Par Arnauld KASSOUIN

Depuis peu, suite aux récents événements ayant fait l’objet d’une couverture médiatique dans la sous-région de l’Afrique de l’Ouest, on observe une contestation de la démocratie, sous différentes formes, et par conséquent, de l’abandon de l’État de droit au profit de la légitimité populaire. Ce débat a été alimenté, pendant des heures et des jours, sous différents angles, tant du côté de certains “panafricanistes” que d’intellectuels chevronnés et de simples citoyens soucieux de l’avenir de la région du Sahel et de l’Afrique de l’Ouest après le coup d’État du 26 juillet au Niger.

Un sondage d’Afrobarometer alertait déjà de ce que le soutien à la démocratie « a fortement chuté » dans plusieurs pays africains entre 2014/2015 et 2021/2022. Une « tendance inquiétante » causée par la corruption et la mauvaise gouvernance. Selon ce réseau panafricain, 53% d’Africains sont favorables à une intervention militaire si les élus abusent de leur pouvoir.

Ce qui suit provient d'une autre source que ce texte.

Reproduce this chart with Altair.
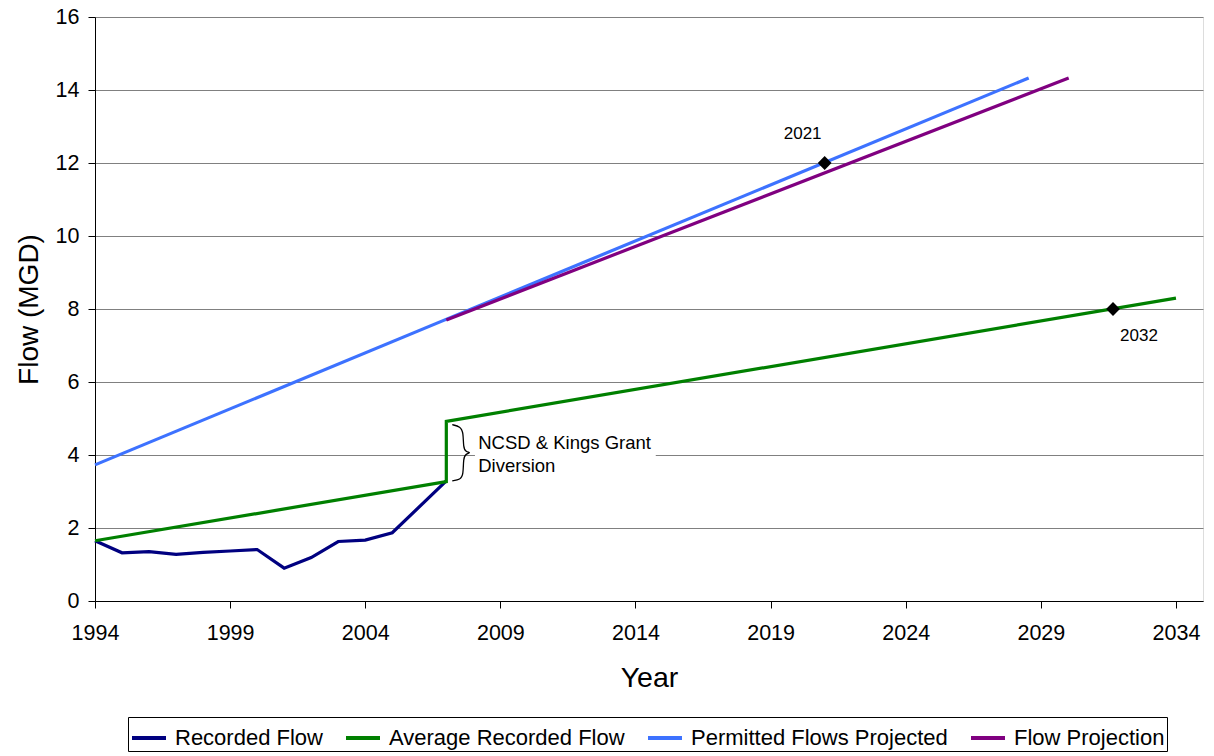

Si les coups d’État survenus le 19 août 2020 au Mali, le 5 septembre 2021 en Guinée Conakry et le 30 septembre 2022 au Burkina Faso n’ont pas rassemblé autour du retour de l’ordre constitutionnel dans ces pays cités, l’interventionnisme militaire caractérisé, qui se manifeste de plus en plus de la part des chefs d’État de la Communauté Économique des États de l’Afrique de l’Ouest, est « le bouc qui sens mauvais » et met mal à l’aise. Mais faut-il pour autant abandonner la démocratie au profit de la volonté populaire ?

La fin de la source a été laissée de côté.